Graduate Student Spotlight: Natale Sciolino
Hometown: Buffalo, New York
Degree objective: Doctoral Candidate, Neuroscience
Expected Graduation Date: July 2013
Sciolino recently performed experiments that showed regular, voluntary exercise produced benefits in anxiety behavior in rodents that were exposed to stress. This data is consistent with evidence from human studies that also suggests exercise reduces anxiety.
“To understand the brain mechanisms that underlie the benefits of exercise, we measured whether regular exercise would alter gene expression for a peptide involved in anxiety (i.e., galanin). Through this research, we were able to show that exercise elevates galanin gene expression in the locus coeruleus, a part of the brain that regulates stress and is dysregulated in anxiety. Our data implicates an important role for galanin in the therapeutic effects of exercise and suggests that increased galanin after exercise inhibits the stress-reactive locus coeruleus,” Sciolino explains.
“My dissertation research will provide the first evaluation of whether brain galanin is necessary for the stress-protective effects of exercise on anxiety behavior and levels of an adrenalin-like chemical in the brain (i.e., norepinephrine in the frontal cortex). To evaluate this, sedentary and exercise rodents will be administered a drug into the brain to inhibit galanin receptors (or administered placebo) before a stress manipulation. This experiment will add to our understanding of the brain mechanisms that allow exercise to confer stress resilience.
Sciolino’s interest in neuroscience was shaped by volunteering for the Women and Children’s Hospital of Buffalo.

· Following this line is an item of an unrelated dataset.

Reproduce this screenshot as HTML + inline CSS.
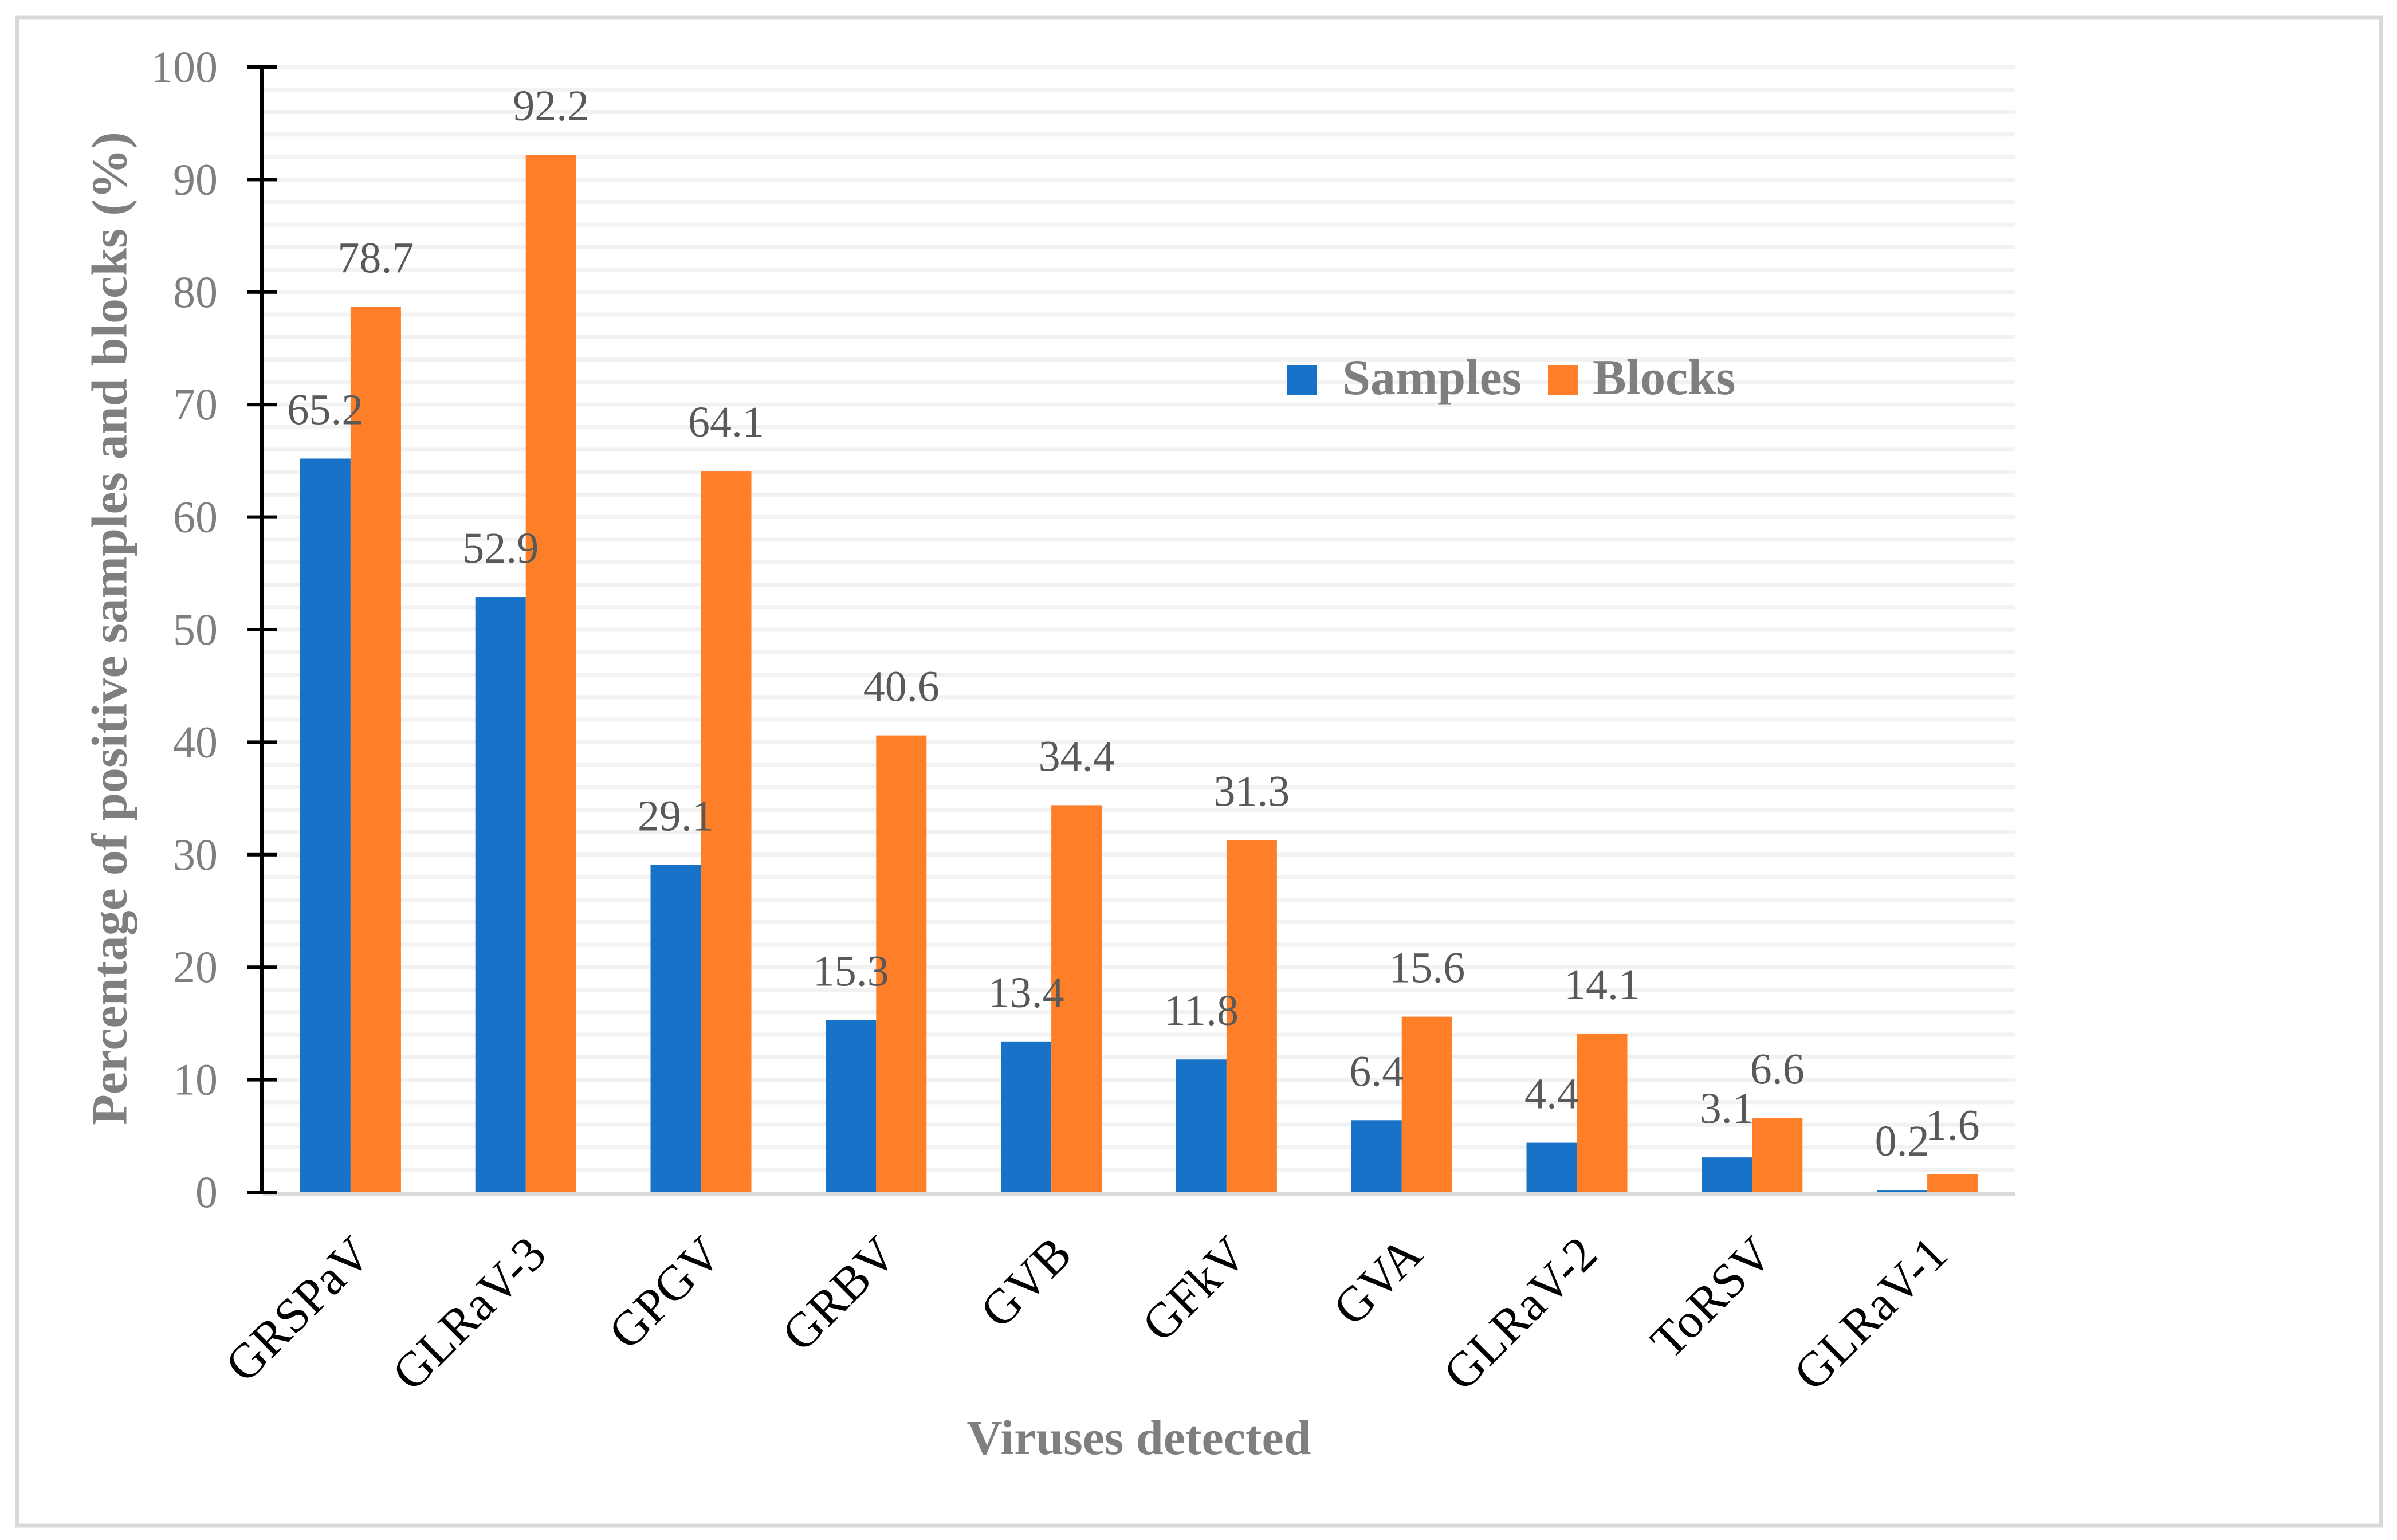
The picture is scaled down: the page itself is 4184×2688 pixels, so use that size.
<!DOCTYPE html>
<html><head><meta charset="utf-8"><style>
html,body{margin:0;padding:0;background:#fff;}
svg{display:block;font-family:"Liberation Serif",serif;}
</style></head><body>
<svg id="chart" width="4184" height="2688" viewBox="0 0 4184 2688" xmlns="http://www.w3.org/2000/svg">
<rect x="30" y="31" width="4126" height="2632" fill="#fff" stroke="#d9d9d9" stroke-width="7"/>
<g id="grid"></g>
<g id="bars"></g>
<g id="axes"></g>
<g id="labels"></g>
<text x="192" y="1097" transform="rotate(-90 192 1097)" text-anchor="middle" dominant-baseline="central" font-size="88" font-weight="bold" fill="#7f7f7f">Percentage of positive samples and blocks (%)</text>
<text x="1988" y="2538" text-anchor="middle" font-size="86" font-weight="bold" fill="#7f7f7f">Viruses detected</text>
<g>
<rect x="2246" y="637" width="53" height="53" fill="#1872c8"/>
<text x="2343" y="688" font-size="88" font-weight="bold" fill="#7f7f7f">Samples</text>
<rect x="2702" y="637" width="53" height="53" fill="#fe7f28"/>
<text x="2780" y="688" font-size="88" font-weight="bold" fill="#7f7f7f">Blocks</text>
</g>
</svg>
<script>
const categories = ["GRSPaV","GLRaV-3","GPGV","GRBV","GVB","GFkV","GVA","GLRaV-2","ToRSV","GLRaV-1"];
const samples = [65.2,52.9,29.1,15.3,13.4,11.8,6.4,4.4,3.1,0.2];
const blocks = [78.7,92.2,64.1,40.6,34.4,31.3,15.6,14.1,6.6,1.6];
const yTicks = [0,10,20,30,40,50,60,70,80,90,100];

const NS="http://www.w3.org/2000/svg";
const X0=459, X1=3517, Y0=2081, Y100=117, BW=88;
const step=(X1-X0)/categories.length;
function yS(v){return Y0-(v/100)*(Y0-Y100);}
function cx(i){return X0+step*(i+0.5);}
function mk(tag,attrs,parent,text){const e=document.createElementNS(NS,tag);for(const k in attrs)e.setAttribute(k,attrs[k]);if(text!==undefined)e.textContent=text;document.getElementById(parent).appendChild(e);return e;}

for(let v=2;v<=100;v+=2){
  const g=mk('rect',{x:X0,y:yS(v)-3.5,width:X1-X0,height:7,fill:'#f2f2f2'},'grid');
  
  
}
categories.forEach((c,i)=>{
  const s=mk('rect',{x:cx(i)-BW,y:yS(samples[i]),width:BW,height:Y0-yS(samples[i]),fill:'#1872c8'},'bars');
  
  
  const b=mk('rect',{x:cx(i),y:yS(blocks[i]),width:BW,height:Y0-yS(blocks[i]),fill:'#fe7f28'},'bars');
  
  
  const ls=mk('text',{x:cx(i)-BW/2,y:yS(samples[i])-60,'text-anchor':'middle','font-size':76,fill:'#595959'},'labels',samples[i].toFixed(1));
  
  
  const lb=mk('text',{x:cx(i)+BW/2,y:yS(blocks[i])-60,'text-anchor':'middle','font-size':76,fill:'#595959'},'labels',blocks[i].toFixed(1));
  
  
  const ax=cx(i)+40, ay=2194;
  const xl=mk('text',{x:ax,y:ay,'text-anchor':'end','font-size':86,fill:'#000',transform:`rotate(-45 ${ax} ${ay})`},'labels',c);
  
  
});
const base=mk('rect',{x:X0,y:Y0-1,width:X1-X0,height:8,fill:'#d9d9d9'},'axes');


const yl=mk('rect',{x:454,y:Y100-3,width:6,height:Y0-Y100+6,fill:'#000'},'axes');


yTicks.forEach(t=>{
  const tk=mk('rect',{x:431,y:yS(t)-3,width:52,height:6,fill:'#000'},'axes');
  
  
  const tl=mk('text',{x:380,y:yS(t)+26,'text-anchor':'end','font-size':78,fill:'#7f7f7f'},'labels',String(t));
  
  
});
</script>
</body></html>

She explains how her interest developed after meeting a patient at the hospital.
“I met a boy who was in a vegetative state because he was underwater for a dangerously long period of time,” Sciolino explains. “His experience resulted in the loss of higher cognitive functions, then the ability to speak, and finally the ability to move. Although saddened by the tremendous loss suffered by this boy, I was fascinated by the executive power of the brain to make decisions that aid in survival.
It was this experience, coupled with classes in biopsychology, which bolstered Sciolino’s drive to learn about the brain and the biological basis of behavior.
“The research that I am performing in the laboratory of Dr. Philip Holmes is relevant to society, as it could inform the development of exercise regimens to treat stress-related disorders (e.g., anxiety, drug addiction). The benefits of exercise therapy are plentiful, including limited financial burden and side effects relative to current drug therapy. Ultimately, identification of the brain mechanisms underlying exercise could be used to develop drug therapies for mental disorders.”
In addition to providing important research in her field of study, last summer Natale received a competitive graduate student award from the National Institute of Health to attend the 61st Meeting of Nobel Laureates and Students in Lindau, Germany. Students from all over the world gathered with laureates in physiology and medicine to discuss research and pressing issues in the field.
“In Lindau, we had the opportunity to attend various talks given by several laureates and other impressive guest speakers like Countess Bettina Bernadotte and Bill Gates. We also were able to work with the laureates in small discussion and brainstorming groups and converse with them on scientific matters as well as personal, political, and societal matters that affect our world,” she explains. “Some of my favorite parts of the meeting were the talks by Christian de Duve on “The future of life” and the talk “A toolmakers story” by Oliver Smithies on his discovery of recombinant DNA techniques. I carry the personal message I received from those talks with me today and am reminded through them to enjoy the fun of science and to be astutely aware of our influence as scientists on society. I must admit that the appreciation I formed for the laureates parallels the esteem I feel for my peers attending the meeting, who I am quite confident will continue to make important discoveries in science and become the laureates of the future,” she says.
Sciolino credits her professors and peers at the University of Georgia for helping to guide her as a scientist, specifically highlighting collaboration as a way to maintain innovative approaches in the field of neuroscience.
“As a developing scientist, my training has been greatly impacted by the faculty and students that I have been fortunate to work with at UGA,” she says. I am fascinated by how collaboration can provide such an innovative approach in the study of neuroscience. Becoming a scientist is not only a career path, but also a way of life and component of self-identity. Well after my tenure at UGA, these experiences will continue to be integral to my education and scientific progression.”
“Five years from now, I see myself finishing post-doctoral training in neuroscience in a laboratory that is collegial, active, and located in beautiful climate. After that, it would be ideal to obtain a job performing clinically-oriented research. The cherry on top would be to live in a somewhat rural area and to sustain off the land.”